Symantec Research Labs (SRL) have discovered that the good intentions of a site like urlscan.io can lead to the exposure of sensitive, private information of individuals, employees, and organizations.
urlscan.io has a publicly available index of security scans they run on all the URLs that have been publicly submitted to their service by users around the world. The intention of the scans is to find and reveal domains that are used by malicious actors. In their About page, urlscan.io describes themselves as "a widely-used tool for security professionals and amateurs to investigate possibly malicious pages, such as phishing attempts or pages impersonating known brands." While the site offers users the possibility to run scans privately, so that reports are only seen by URL submitters, many scans are run in public mode.
Symantec Research Labs conducted a study on 700 Software-as-a-Service (SaaS) domains found in urlscan.io's publicly available index. They made SaaS domains the focus of the study because organizations increasingly rely on SaaS to improve productivity with employees, as well as to ensure compliance with local and global data processing regulations.
SRL found that two Fortune 500 organizations (one from the Engineering sector and one from the Technology sector), one government organization, and multiple organizations from the financial sector were affected by exposed data. The types of exposed data found, ranged from personally identifiable information (PII) such as names and usernames or email addresses to confidential documents, such as contracts requiring digital signatures. Upon discovery of this information, the SRL team contacted the urlscan.io team who promptly removed the reports from the public index.
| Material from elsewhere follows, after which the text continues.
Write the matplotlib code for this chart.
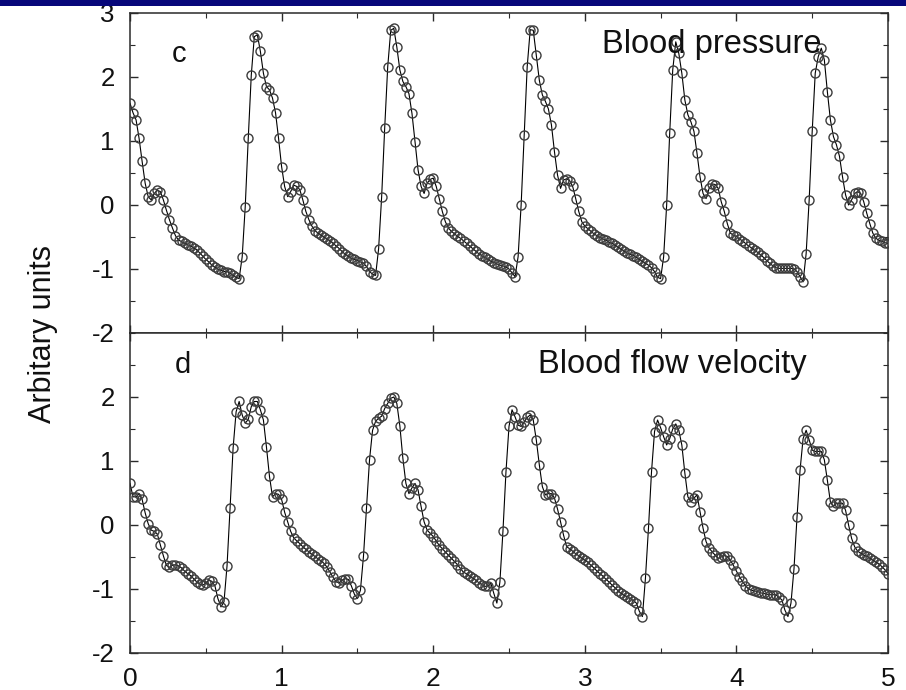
import numpy as np
import matplotlib
matplotlib.use('Agg')
import matplotlib.pyplot as plt
from matplotlib.patches import Rectangle
from matplotlib.ticker import MultipleLocator

plt.rcParams['font.family'] = ['Liberation Sans', 'DejaVu Sans']
plt.rcParams['axes.unicode_minus'] = False

# %% DATA (one sample every 0.02 s from 0 to 5 s)

dt = 0.02

# Blood pressure (panel c)
pressure = [
    1.59, 1.44, 1.33, 1.04, 0.68, 0.34, 0.13, 0.08, 0.18, 0.23,
    0.21, 0.08, -0.08, -0.23, -0.36, -0.48, -0.55, -0.57, -0.60, -0.62,
    -0.64, -0.67, -0.70, -0.75, -0.80, -0.85, -0.89, -0.94, -0.97, -1.00,
    -1.02, -1.04, -1.04, -1.07, -1.10, -1.13, -1.15, -0.81, -0.03, 1.04,
    2.03, 2.63, 2.66, 2.40, 2.06, 1.85, 1.80, 1.67, 1.44, 1.04,
    0.60, 0.29, 0.13, 0.21, 0.31, 0.29, 0.24, 0.08, -0.10, -0.23,
    -0.33, -0.40, -0.44, -0.47, -0.50, -0.53, -0.56, -0.60, -0.64, -0.68,
    -0.73, -0.77, -0.80, -0.83, -0.85, -0.87, -0.89, -0.91, -0.96, -1.04,
    -1.08, -1.10, -0.68, 0.13, 1.20, 2.16, 2.73, 2.76, 2.47, 2.11,
    1.93, 1.85, 1.74, 1.43, 0.99, 0.55, 0.29, 0.18, 0.34, 0.40,
    0.42, 0.29, 0.10, -0.10, -0.26, -0.36, -0.41, -0.45, -0.49, -0.52,
    -0.56, -0.60, -0.64, -0.68, -0.72, -0.76, -0.79, -0.82, -0.85, -0.88,
    -0.90, -0.92, -0.94, -0.95, -0.97, -1.00, -1.06, -1.12, -0.81, 0.00,
    1.09, 2.16, 2.74, 2.73, 2.34, 1.95, 1.72, 1.62, 1.50, 1.25,
    0.83, 0.47, 0.26, 0.39, 0.41, 0.38, 0.29, 0.10, -0.10, -0.26,
    -0.33, -0.37, -0.41, -0.45, -0.48, -0.51, -0.53, -0.55, -0.58, -0.60,
    -0.63, -0.66, -0.69, -0.72, -0.75, -0.77, -0.79, -0.82, -0.85, -0.88,
    -0.91, -0.94, -0.98, -1.04, -1.13, -1.15, -0.81, 0.00, 1.12, 2.11,
    2.55, 2.37, 2.06, 1.64, 1.41, 1.30, 1.15, 0.81, 0.44, 0.18,
    0.10, 0.26, 0.33, 0.32, 0.26, 0.05, -0.10, -0.29, -0.44, -0.47,
    -0.49, -0.53, -0.56, -0.60, -0.64, -0.67, -0.71, -0.74, -0.78, -0.82,
    -0.87, -0.91, -0.95, -0.98, -0.99, -0.99, -0.99, -0.99, -0.99, -1.00,
    -1.04, -1.12, -1.20, -0.76, 0.08, 1.15, 2.06, 2.32, 2.45, 2.27,
    1.77, 1.33, 1.07, 0.94, 0.76, 0.44, 0.16, 0.00, 0.08, 0.18,
    0.21, 0.18, 0.05, -0.13, -0.29, -0.44, -0.52, -0.55, -0.57, -0.59,
    -0.60,
]

# Blood flow velocity (panel d)
velocity = [
    0.65, 0.44, 0.44, 0.49, 0.40, 0.19, 0.02, -0.08, -0.10, -0.14,
    -0.31, -0.48, -0.63, -0.66, -0.63, -0.62, -0.64, -0.67, -0.72, -0.76,
    -0.79, -0.84, -0.89, -0.92, -0.94, -0.91, -0.86, -0.88, -0.95, -1.15,
    -1.28, -1.20, -0.64, 0.26, 1.20, 1.77, 1.93, 1.72, 1.59, 1.65,
    1.85, 1.93, 1.93, 1.80, 1.64, 1.22, 0.76, 0.44, 0.49, 0.48,
    0.40, 0.20, 0.05, -0.10, -0.20, -0.25, -0.29, -0.34, -0.38, -0.42,
    -0.46, -0.49, -0.53, -0.56, -0.60, -0.66, -0.74, -0.82, -0.89, -0.90,
    -0.86, -0.84, -0.85, -0.95, -1.08, -1.15, -1.02, -0.49, 0.26, 1.02,
    1.48, 1.62, 1.67, 1.70, 1.82, 1.90, 1.98, 2.00, 1.90, 1.55,
    1.04, 0.65, 0.49, 0.58, 0.65, 0.55, 0.29, 0.05, -0.08, -0.13,
    -0.18, -0.25, -0.32, -0.37, -0.42, -0.47, -0.52, -0.57, -0.62, -0.68,
    -0.74, -0.76, -0.80, -0.83, -0.86, -0.90, -0.93, -0.96, -0.95, -0.91,
    -1.07, -1.22, -0.89, -0.10, 0.83, 1.54, 1.80, 1.69, 1.56, 1.54,
    1.61, 1.68, 1.72, 1.64, 1.33, 0.94, 0.60, 0.47, 0.49, 0.49,
    0.42, 0.25, 0.05, -0.16, -0.34, -0.37, -0.41, -0.45, -0.48, -0.52,
    -0.55, -0.58, -0.63, -0.67, -0.72, -0.76, -0.80, -0.85, -0.89, -0.94,
    -0.98, -1.03, -1.07, -1.10, -1.12, -1.15, -1.18, -1.22, -1.35, -1.43,
    -0.83, -0.05, 0.83, 1.46, 1.64, 1.52, 1.38, 1.25, 1.35, 1.50,
    1.58, 1.48, 1.25, 0.81, 0.44, 0.36, 0.42, 0.47, 0.21, -0.05,
    -0.26, -0.36, -0.42, -0.47, -0.52, -0.50, -0.48, -0.49, -0.55, -0.63,
    -0.72, -0.81, -0.88, -0.95, -1.00, -1.02, -1.03, -1.04, -1.06, -1.07,
    -1.08, -1.09, -1.09, -1.09, -1.13, -1.17, -1.33, -1.43, -1.22, -0.68,
    0.13, 0.86, 1.35, 1.48, 1.33, 1.17, 1.15, 1.15, 1.15, 1.02,
    0.70, 0.36, 0.29, 0.34, 0.34, 0.34, 0.23, 0.00, -0.21, -0.34,
    -0.41, -0.44, -0.47, -0.49, -0.52, -0.55, -0.58, -0.61, -0.65, -0.70,
    -0.76,
]

t_p = np.arange(len(pressure)) * dt
t_v = np.arange(len(velocity)) * dt

panel_letters = ['c', 'd']
panel_titles = ['Blood pressure', 'Blood flow velocity']
xticks = [0, 1, 2, 3, 4, 5]

# %% PLOT

W, H = 906, 690
fig = plt.figure(figsize=(W / 100, H / 100), dpi=100)

left = 130 / W
width = (888 - 130) / W
ax1 = fig.add_axes([left, 1 - 333 / H, width, 320 / H])
ax2 = fig.add_axes([left, 1 - 653 / H, width, 320 / H])

ink = '#2a2a2a'
for ax, t, y in [(ax1, t_p, pressure), (ax2, t_v, velocity)]:
    ax.plot(t, y, '-', color='k', lw=0.8, zorder=2)
    ax.plot(t, y, 'o', ms=6.5, mfc='none', mec='#3c3c3c', mew=1.0, zorder=3)
    ax.set_xlim(0, 5)
    ax.set_ylim(-2, 3)
    ax.xaxis.set_minor_locator(MultipleLocator(0.5))
    ax.yaxis.set_minor_locator(MultipleLocator(0.5))
    ax.tick_params(which='both', direction='in', top=True, right=True,
                   colors=ink, labelcolor='#111111')
    ax.tick_params(which='major', length=6, width=1)
    ax.tick_params(which='minor', length=3.5, width=0.8)
    ax.tick_params(axis='y', labelsize=18.5, pad=11)
    ax.tick_params(axis='x', labelsize=19, pad=10)
    for s in ax.spines.values():
        s.set_color(ink)
        s.set_linewidth(1.1)

ax1.set_xticks(xticks)
ax1.set_xticklabels([])
ax1.set_yticks([-2, -1, 0, 1, 2, 3])
ax2.set_xticks(xticks)
ax2.set_yticks([-2, -1, 0, 1, 2])

# panel letters and titles
ax1.text(0.055, 0.847, panel_letters[0], transform=ax1.transAxes, fontsize=21, color='#111111')
ax2.text(0.059, 0.875, panel_letters[1], transform=ax2.transAxes, fontsize=21, color='#111111')
ax1.text(0.6227, 0.875, panel_titles[0], transform=ax1.transAxes, fontsize=23.5, color='#111111')
ax2.text(0.538, 0.875, panel_titles[1], transform=ax2.transAxes, fontsize=23.5, color='#111111')

fig.text(43 / W, 1 - 334 / H, 'Arbitary units', rotation=90, ha='center', va='center',
         fontsize=22, color='#111111')

# slide header strip at the very top
fig.patches.append(Rectangle((0, 1 - 6 / H), 1, 6 / H, transform=fig.transFigure,
                             facecolor='#07077a', edgecolor='none', zorder=10))

fig.savefig('out.png', dpi=100, facecolor='white')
While some of the exposed data can pose an immediate risk (e.g. a sensitive document leaked via a screenshot), other exposures like PIIs could lead to future social engineering attacks. PIIs associated with a specific context (e.g. attendance of a person to an inauguration ceremony, purchase of a product/service as shown by an invoice or booking confirmation, etc.) are especially vulnerable. In some cases, SRL found that actions were taken on behalf of users when links were followed, like accepting an appointment or unsubscribing from a mailing list, in Web applications with limited or non-existent authorization mechanisms.
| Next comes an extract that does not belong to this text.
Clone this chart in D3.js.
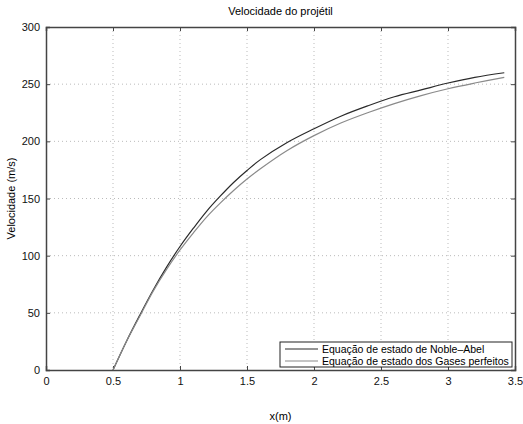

SRL found that two Fortune 500 organizations (one from the Engineering sector and one from the Technology sector), one government organization, and multiple organizations from the financial sector were affected by exposed data.
The 700 SaaS domains reviewed by SRL had at least one URL and associated artefacts (e.g. HTML document, screenshot of the rendered page) made available by the urlscan.io API, but some of these URLs were completely innocuous (e.g. home page). To identify those URLs exposing sensitive information, a semi-automated clustering and review approach was used. While a fully automated process would be ideal, SRL took on the manual part of the process to be sure the data collected in their research was as accurate as possible.
The heuristics they used to classify data allowed SRL to separate with high precision URLs associated with sensitive data exposure (e.g. https://mycust.saasexample.com/sign?projectId=4356&user=mc from innocuous URLs.
As a result, SRL identified about 600 URLs from 76 domains exposing various types of sensitive information. This shows that while most domains use various techniques to protect sensitive information from being exposed (e.g. strict authorization and authentication, use of re-captcha to detect automated HTTP GET requests, or obfuscating or masking PIIs by replacing some characters with other characters such as *), about 10% of the domains expose some information.
What Domain Owners Can Do
Ten percent is too many. Symantec Research Labs recommends the following measures to all domain owners to help protect PII.
- Web applications should assume that any personalized link they create could be exposed and offer relevant authentication and authorization checks.
- Users often use link sharing on SaaS providers for content without realising that content at the end of a shared link can be exposed on the Web. Solutions that provide secure link following should be used, while ensuring that privacy settings for these SaaS solutions are configured company-wide to safeguard data.
- Performing manual or automated link following (e.g. for security reasons) can have some serious consequences in terms of privacy if URLs are not sanitized before being checked and/or the target applications are too permissive. Companies using DIY automated URL lookup solutions can end up leaking sensitive data onto the Web.
- As much as possible, headless URL browsing should respect robots.txt directives (either at the site or document level), or at least do not share their browsing results publicly. Leaving traces of exposed data (e.g. confidential documents, PIIs) poses a significant privacy risk to users and organizations. It can also lead to data governance compliance issues.
- Using a product like Symantec DLP can help companies determine if links to sensitive content are being exposed outside the company.